Collected data:
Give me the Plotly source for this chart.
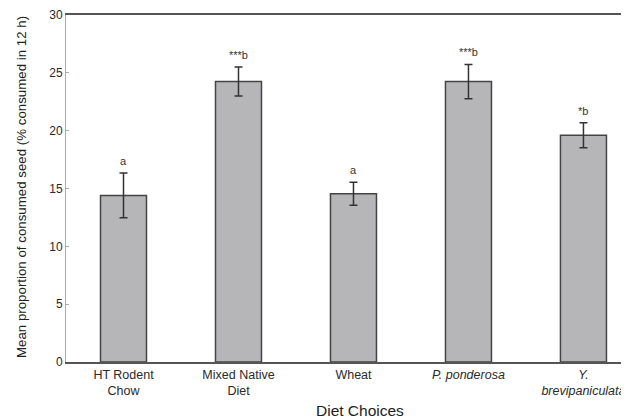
import plotly.graph_objects as go

categories = ["HT Rodent<br>Chow", "Mixed Native<br>Diet", "Wheat",
              "<i>P. ponderosa</i>", "<i>Y.</i><br><i>brevipaniculata</i>"]
means = [14.4, 24.25, 14.55, 24.25, 19.6]
errors = [1.93, 1.25, 1.0, 1.48, 1.08]
sig_labels = ["a", "***b", "a", "***b", "*b"]
y_ticks = [0, 5, 10, 15, 20, 25, 30]

FONT = "Liberation Sans, Arial, sans-serif"
xs = list(range(len(categories)))

fig = go.Figure()
fig.add_trace(go.Bar(
    x=xs, y=means, width=0.40,
    marker=dict(color="#b6b6b9", line=dict(color="#444444", width=1.5)),
    error_y=dict(type="data", array=errors, visible=True,
                 color="#333333", thickness=1.5, width=4),
    showlegend=False,
))

for x, m, e, lab in zip(xs, means, errors, sig_labels):
    fig.add_annotation(x=x, y=m + e, text=lab, showarrow=False,
                       yanchor="bottom", yshift=4,
                       font=dict(family=FONT, size=11, color="#333333"))

fig.add_annotation(x=0.523, y=-0.141, xref="paper", yref="paper",
                   text="Diet Choices", showarrow=False,
                   xanchor="center", yanchor="middle",
                   font=dict(family=FONT, size=15.5, color="#222222"))

fig.add_annotation(x=-0.080, y=0.504, xref="paper", yref="paper",
                   text="Mean proportion of consumed seed (% consumed in 12 h)",
                   showarrow=False, textangle=-90,
                   xanchor="center", yanchor="middle",
                   font=dict(family=FONT, size=13.3, color="#222222"))

fig.update_layout(
    width=621, height=411,
    margin=dict(l=58, r=0, t=7, b=57),
    plot_bgcolor="white", paper_bgcolor="white",
    font=dict(family=FONT, size=13, color="#222222"),
)
fig.update_xaxes(
    range=[-0.5, 4.396], automargin=False,
    tickmode="array", tickvals=xs, ticktext=categories,
    showline=True, linecolor="#555555", linewidth=1.5, mirror=True,
    ticks="", showgrid=False, zeroline=False,
    tickfont=dict(family=FONT, size=12.5, color="#2a2a2a"),
)
fig.update_yaxes(
    range=[0, 30], tickmode="array", tickvals=y_ticks, automargin=False,
    showline=True, linecolor="#aaaaaa", linewidth=1,
    ticks="inside", ticklen=3, tickcolor="#aaaaaa",
    showgrid=False, zeroline=False,
    tickfont=dict(family=FONT, size=12, color="#2a2a2a"),
)

fig.write_html("out.html")
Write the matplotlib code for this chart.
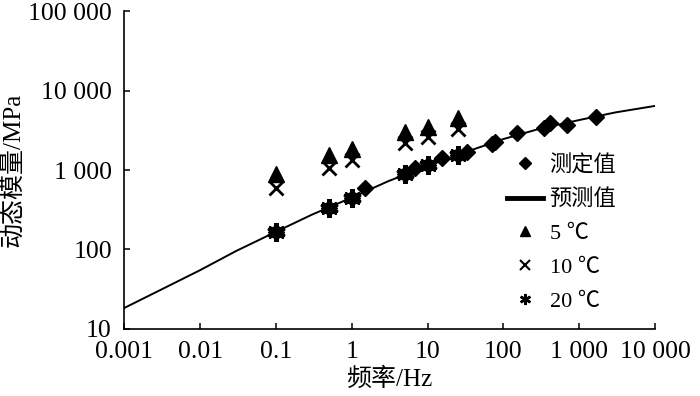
import numpy as np
import matplotlib
matplotlib.use('Agg')
import matplotlib.pyplot as plt
from matplotlib.lines import Line2D

plt.rcParams['font.family'] = ['Liberation Serif', 'Noto Sans CJK SC', 'DejaVu Sans']
plt.rcParams['axes.unicode_minus'] = False

# ── données ────────────────────────────────────────────────
# courbe prédite (预测值)
pred_f = [0.001, 0.003, 0.01, 0.03, 0.1, 0.3, 1, 3, 10, 30, 100, 300, 1000, 3000, 10000]
pred_E = [18.4, 31, 55, 96, 167, 275, 450, 720, 1130, 1650, 2450, 3300, 4250, 5300, 6400]

# valeurs mesurées (测定值)
meas_f = [0.1, 0.5, 1, 1.5, 5, 6.8, 10, 15.4, 25, 33, 70, 78, 150, 340, 413, 685, 1670]
meas_E = [167, 335, 450, 590, 900, 1050, 1150, 1400, 1550, 1700, 2120, 2270, 2890, 3330, 3860, 3680, 4680]

# essais à température
temp_f = [0.1, 0.5, 1, 5, 10, 25]
t5_E = [890, 1550, 1860, 3020, 3510, 4470]
t10_E = [590, 1050, 1340, 2170, 2570, 3240]
t20_E = [167, 335, 450, 900, 1150, 1550]

x_ticks = [0.001, 0.01, 0.1, 1, 10, 100, 1000, 10000]
x_labels = ['0.001', '0.01', '0.1', '1', '10', '100', '1 000', '10 000']
y_ticks = [10, 100, 1000, 10000, 100000]
y_labels = ['10', '100', '1 000', '10 000', '100 000']

# ── figure ─────────────────────────────────────────────────
fig = plt.figure(figsize=(7, 3.96), dpi=100)
ax = fig.add_axes([0.1776, 0.1692, 0.7581, 0.8030])

ax.plot(pred_f, pred_E, '-', color='k', lw=1.4, zorder=2)
ax.plot(meas_f, meas_E, 'D', color='k', ms=8, ls='none', zorder=3)
ax.plot(temp_f, t5_E, '^', color='k', ms=11, ls='none', zorder=3)
ax.plot(temp_f, t10_E, 'x', color='k', ms=10, mew=2, ls='none', zorder=4)
ax.plot(temp_f, t20_E, marker=(6, 2, 0), color='k', ms=13, mew=3.5,
        ls='none', zorder=4)

ax.set_xscale('log')
ax.set_yscale('log')
ax.set_xlim(0.001, 10000)
ax.set_ylim(10, 100000)
ax.set_xticks(x_ticks)
ax.set_xticklabels(x_labels)
ax.set_yticks(y_ticks)
ax.set_yticklabels(y_labels)
ax.minorticks_off()
ax.tick_params(direction='in', length=4, width=1.1, labelsize=18.5, colors='k')
ax.tick_params(axis='x', pad=9)
ax.tick_params(axis='y', pad=9)

for s in ['top', 'right']:
    ax.spines[s].set_visible(False)
for s in ['left', 'bottom']:
    ax.spines[s].set_linewidth(1.2)

ax.set_xlabel('频率/Hz', fontsize=18, labelpad=3)
ax.set_ylabel('动态模量/MPa', fontsize=18, labelpad=2)

handles = [
    Line2D([], [], marker='D', color='k', ms=6, ls='none'),
    Line2D([], [], color='k', lw=3.5),
    Line2D([], [], marker='^', color='k', ms=7.5, ls='none'),
    Line2D([], [], marker='x', color='k', ms=7, mew=1.5, ls='none'),
    Line2D([], [], marker=(6, 2, 0), color='k', ms=8, mew=1.8, ls='none'),
]
labels = ['测定值', '预测值', '5 ℃', '10 ℃', '20 ℃']
ax.legend(handles, labels, loc='upper left', bbox_to_anchor=(0.705, 0.575),
          frameon=False, fontsize=16, handlelength=1.6, handletextpad=0.3,
          labelspacing=0.6, borderaxespad=0)

fig.savefig('out.png', dpi=100)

**AIM**
Only the lines from the one with "Write the matplotlib code for this chart." through the one with "4250, 5300, 6400]", both included, go in the copy, exactly as written. Leave the pictures behind.

**EXERCISE RESPONSE**
Write the matplotlib code for this chart.
import numpy as np
import matplotlib
matplotlib.use('Agg')
import matplotlib.pyplot as plt
from matplotlib.lines import Line2D

plt.rcParams['font.family'] = ['Liberation Serif', 'Noto Sans CJK SC', 'DejaVu Sans']
plt.rcParams['axes.unicode_minus'] = False

# ── données ────────────────────────────────────────────────
# courbe prédite (预测值)
pred_f = [0.001, 0.003, 0.01, 0.03, 0.1, 0.3, 1, 3, 10, 30, 100, 300, 1000, 3000, 10000]
pred_E = [18.4, 31, 55, 96, 167, 275, 450, 720, 1130, 1650, 2450, 3300, 4250, 5300, 6400]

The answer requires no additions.